The Booker Prize “does a tremendous amount to raise the stature of your novel in the world and so I’m happy for the exposure and honoured by the nomination,” she added. “Now I feel I can relax. I can drink my wine. I’ve earned it.”

Ms. Burns’s win for Milkman will be a surprise to many because of its unusual structure. Even the chair of the panel of judges found the book a challenge to read, with its lengthy paragraphs, casual punctuation and unnamed characters. Set in an anonymous city in the 1970s, the book draws on Ms. Burns’s years growing up in Belfast during decades of sectarian violence known as the Troubles that pitted factions of Protestants against Catholics. The story is told through the voice, and particular dialect, of an 18-year-old woman trying to negotiate a complicated life filled with violence, gossip, rumour, sexual harassment and a forced relationship with the milkman who is also a senior paramilitary operative.

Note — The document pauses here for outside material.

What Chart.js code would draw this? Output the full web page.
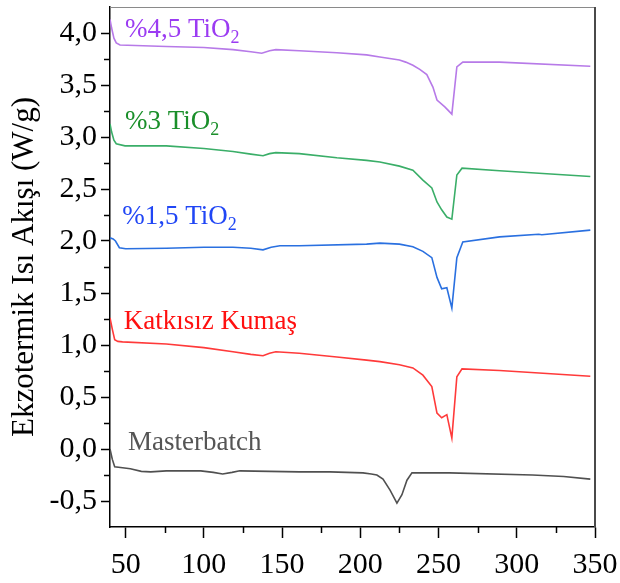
<!DOCTYPE html>
<html>
<head>
<meta charset="utf-8">
<script src="https://cdn.jsdelivr.net/npm/chart.js@4.4.1/dist/chart.umd.min.js"></script>
<style>
  html, body { margin: 0; padding: 0; background: #fff; }
  canvas { display: block; }
</style>
</head>
<body>
<canvas id="dsc" width="620" height="583"></canvas>
<script>
// temperatures (°C) and heat flow (W/g)
const tempPurple = [40, 41, 42.5, 44, 46.4, 76, 100, 118.6, 130, 137, 142, 146, 161, 185, 204, 212.5, 225, 229, 233.6, 238, 242.5, 246.4, 249, 254, 258.5, 261.7, 265.5, 289, 347]
const flowPurple = [4.13, 4.05, 3.95, 3.905, 3.885, 3.87, 3.86, 3.84, 3.82, 3.805, 3.83, 3.84, 3.83, 3.81, 3.79, 3.77, 3.74, 3.72, 3.69, 3.65, 3.60, 3.48, 3.355, 3.29, 3.22, 3.675, 3.72, 3.72, 3.68]

const tempGreen = [40, 41, 42.5, 44, 49.6, 76, 100, 118.6, 130, 137.8, 142, 146, 161, 185, 204, 212.5, 225, 233.6, 240, 245.7, 249, 252, 255.3, 258.5, 261.7, 265, 289, 347]
const flowGreen = [3.125, 3.05, 2.97, 2.935, 2.915, 2.915, 2.89, 2.86, 2.835, 2.82, 2.84, 2.85, 2.84, 2.80, 2.775, 2.76, 2.72, 2.68, 2.585, 2.51, 2.375, 2.30, 2.23, 2.21, 2.635, 2.70, 2.675, 2.62]

const tempBlue = [40, 42, 43.5, 46, 50, 76, 100, 118.6, 130, 137.8, 143, 148.6, 161, 204, 212.5, 225, 233.6, 240, 245.7, 249, 252, 255.3, 258.5, 261.7, 265.5, 289, 314, 316, 347]
const flowBlue = [2.03, 2.02, 2.0, 1.935, 1.925, 1.93, 1.94, 1.94, 1.93, 1.915, 1.94, 1.955, 1.955, 1.97, 1.98, 1.97, 1.945, 1.90, 1.84, 1.65, 1.54, 1.55, 1.355, 1.84, 1.99, 2.04, 2.065, 2.06, 2.105]

const tempRed = [40, 41.5, 43, 45, 48, 76, 100, 118.6, 130, 137.8, 142, 146, 161, 185, 204, 212.5, 225, 233.6, 240, 245.7, 249, 252, 255.3, 258.5, 261.7, 265, 289, 347]
const flowRed = [1.26, 1.15, 1.05, 1.035, 1.03, 1.01, 0.975, 0.935, 0.91, 0.897, 0.92, 0.935, 0.92, 0.885, 0.855, 0.84, 0.81, 0.78, 0.71, 0.60, 0.345, 0.30, 0.33, 0.105, 0.695, 0.77, 0.755, 0.70]

const tempGray = [40, 41.5, 43, 48, 53, 60, 66, 76, 98, 106, 112, 118, 123, 161, 180.6, 201.7, 207, 210.6, 214.5, 219, 223.4, 226.6, 229.8, 233, 257, 310, 330, 347]
const flowGray = [0.0, -0.1, -0.17, -0.18, -0.19, -0.215, -0.22, -0.21, -0.21, -0.225, -0.24, -0.225, -0.21, -0.22, -0.22, -0.23, -0.24, -0.25, -0.29, -0.395, -0.52, -0.44, -0.30, -0.23, -0.23, -0.25, -0.265, -0.29]

const xTicks = [50, 100, 150, 200, 250, 300, 350]
const yTicks = [-0.5, 0, 0.5, 1, 1.5, 2, 2.5, 3, 3.5, 4]
const xMinor = [75, 125, 175, 225, 275, 325]
const yMinor = [-0.25, 0.25, 0.75, 1.25, 1.75, 2.25, 2.75, 3.25, 3.75]

const seriesNames = ['%4,5 TiO', '%3 TiO', '%1,5 TiO', 'Katkısız Kumaş', 'Masterbatch']

const FONT = "'Liberation Serif', 'Times New Roman', serif"

const toPoints = (xs, ys) => xs.map((x, i) => ({ x: x, y: ys[i] }))

const makeSet = (label, xs, ys, color) => ({
    label: label,
    data: toPoints(xs, ys),
    borderColor: color,
    backgroundColor: color,
    borderWidth: 1.6,
    pointRadius: 0,
    tension: 0,
    fill: false,
})

// in-plot labels, anchored in data coordinates
const labelSpots = [
    { text: seriesNames[0], sub: '2', x: 49.6, y: 4.03, color: '#9b3bf2' },
    { text: seriesNames[1], sub: '2', x: 49.6, y: 3.145, color: '#1a8f2a' },
    { text: seriesNames[2], sub: '2', x: 47.8, y: 2.23, color: '#2046f5' },
    { text: seriesNames[3], sub: '', x: 48.8, y: 1.22, color: '#ff1010' },
    { text: seriesNames[4], sub: '', x: 51.5, y: 0.06, color: '#555555' },
]

const decor = {
    id: 'decor',
    afterDatasetsDraw(chart) {
        const ctx = chart.ctx
        const xs = chart.scales.x
        const ys = chart.scales.y
        const a = chart.chartArea
        ctx.save()

        // top and right frame
        ctx.strokeStyle = '#8a8a8a'
        ctx.lineWidth = 1
        ctx.beginPath()
        ctx.moveTo(a.left, a.top + 0.5)
        ctx.lineTo(a.right, a.top + 0.5)
        ctx.stroke()
        ctx.strokeStyle = '#4a4a4a'
        ctx.lineWidth = 2
        ctx.beginPath()
        ctx.moveTo(a.right, a.top)
        ctx.lineTo(a.right, a.bottom)
        ctx.stroke()

        // minor ticks
        ctx.strokeStyle = '#000'
        ctx.lineWidth = 1.5
        xMinor.forEach(v => {
            const px = Math.round(xs.getPixelForValue(v)) + 0.5
            ctx.beginPath()
            ctx.moveTo(px, a.bottom)
            ctx.lineTo(px, a.bottom + 6)
            ctx.stroke()
        })
        yMinor.forEach(v => {
            const py = Math.round(ys.getPixelForValue(v)) + 0.5
            ctx.beginPath()
            ctx.moveTo(a.left, py)
            ctx.lineTo(a.left - 6, py)
            ctx.stroke()
        })

        // series labels
        ctx.textBaseline = 'middle'
        ctx.textAlign = 'left'
        labelSpots.forEach(l => {
            const px = xs.getPixelForValue(l.x)
            const py = ys.getPixelForValue(l.y)
            ctx.fillStyle = l.color
            ctx.font = '27px ' + FONT
            ctx.fillText(l.text, px, py)
            if (l.sub) {
                const w = ctx.measureText(l.text).width
                ctx.font = '18px ' + FONT
                ctx.fillText(l.sub, px + w, py + 8)
            }
        })
        ctx.restore()
    }
}

const ctx = document.getElementById('dsc')

new Chart(ctx, {
    type: 'line',
    data: {
        datasets: [
            makeSet('%4,5 TiO2', tempPurple, flowPurple, '#b77ae8'),
            makeSet('%3 TiO2', tempGreen, flowGreen, '#3aae68'),
            makeSet('%1,5 TiO2', tempBlue, flowBlue, '#2a70e0'),
            makeSet('Katkısız Kumaş', tempRed, flowRed, '#ff3a3a'),
            makeSet('Masterbatch', tempGray, flowGray, '#505050'),
        ]
    },
    options: {
        responsive: false,
        animation: false,
        layout: { padding: { top: 7, right: 25, left: 0, bottom: 0 } },
        plugins: {
            legend: { display: false },
            tooltip: { enabled: false },
        },
        scales: {
            x: {
                type: 'linear',
                min: 40,
                max: 350,
                afterBuildTicks: (scale) => { scale.ticks = xTicks.map(v => ({ value: v })) },
                afterFit: (scale) => {
                    scale.height = 56
                    scale.paddingLeft = 0
                    scale.paddingRight = 0
                },
                ticks: {
                    color: '#000',
                    font: { family: FONT, size: 30 },
                    padding: 9,
                    maxRotation: 0,
                    autoSkip: false,
                    callback: (v) => String(v),
                },
                grid: { drawOnChartArea: false, drawTicks: true, tickLength: 11, tickColor: '#000', tickWidth: 1.5 },
                border: { color: '#000', width: 1.5 },
            },
            y: {
                type: 'linear',
                min: -0.75,
                max: 4.25,
                afterBuildTicks: (scale) => { scale.ticks = yTicks.map(v => ({ value: v })) },
                afterFit: (scale) => {
                    scale.width = 110
                    scale.paddingTop = 0
                    scale.paddingBottom = 0
                },
                ticks: {
                    color: '#000',
                    font: { family: FONT, size: 30 },
                    padding: 4,
                    autoSkip: false,
                    callback: (v) => v.toFixed(1).replace('.', ','),
                },
                grid: { drawOnChartArea: false, drawTicks: true, tickLength: 9, tickColor: '#000', tickWidth: 1.5 },
                border: { color: '#000', width: 1.5 },
                title: {
                    display: true,
                    text: 'Ekzotermik Isı Akışı (W/g)',
                    color: '#000',
                    font: { family: FONT, size: 31 },
                    padding: { top: 6, bottom: 0 },
                },
            },
        },
    },
    plugins: [decor],
})
</script>
</body>
</html>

“I think it’s a very powerful novel about the damage and danger of rumour,” said Kwame Anthony Appiah, who chaired the panel of five judges. Mr. Appiah acknowledged that the book was not an easy read and he said some people may find it better as an audio book. “The novel is enormously rewarding if you persist with it,” he said. “It is true that because of the flow of the language and the length of the sentences and the fact that some of the language is unfamiliar, that it’s not kind of a light read.” He added that the book “is challenging in the way a walk up [Mount] Snowdon is challenging. It’s definitely worth it because the view is terrific when you get to the top.”

He added that the story is also timely in that it evokes many of the issues surrounding sexual harassment raised by the #Metoo movement. The book is about a “woman living in a divided society harassed by a man. He’s taking advantage of divisions in the society to use the power he has because of those divisions to go after her. Her situation is made worse by gossip and rumour,” he said.

It’s also timely given the debate surrounding the fate of the border between Ireland and Northern Ireland in the Brexit negotiations between Britain and the European Union. The border has been largely invisible since 1998 when the Good Friday Agreement ended the Troubles. However, once the U.K. is out of the EU next March, it will also be out of the bloc’s single market which allows for the free movement of goods, services and people. Both sides have said they don’t want a return to a hard border, but they have yet to find a solution. Mr. Appiah said the sectarian divisions in Ireland “are the reasons why Brexit is going to have problems with the border in Ireland, [and] of course that plays an enormous role in the novel,” he said. He added that Ireland was not the only place in the world with sectarian divisions. “This novel is as useful for thinking about Lebanon or Syria,” he said.

Ms. Burns, 56, has written two other novels, No Bones and Little Constructions. This is her first major literary award and it’s the first time the Booker has been awarded to a novelist from Northern Ireland.

The Booker Prize dates to 1969 and for years was largely awarded only to Commonwealth writers whose work had been published in the U.K. The rules were changed in 2013 to include Americans, prompting much controversy in literary circles among those who felt U.S. writers would dominate the award. Two American books have won the prize since the rule change; Paul Beatty’s The Sellout in 2016 and George Saunders’s Lincoln in the Bardo in 2017. Mr. Appiah said the judges didn’t consider the nationality or gender of the authors and he added that he found the debate about Americans tedious. “I’m so fed up with that conversation,” he said. “The best book wasn’t a book by an American.”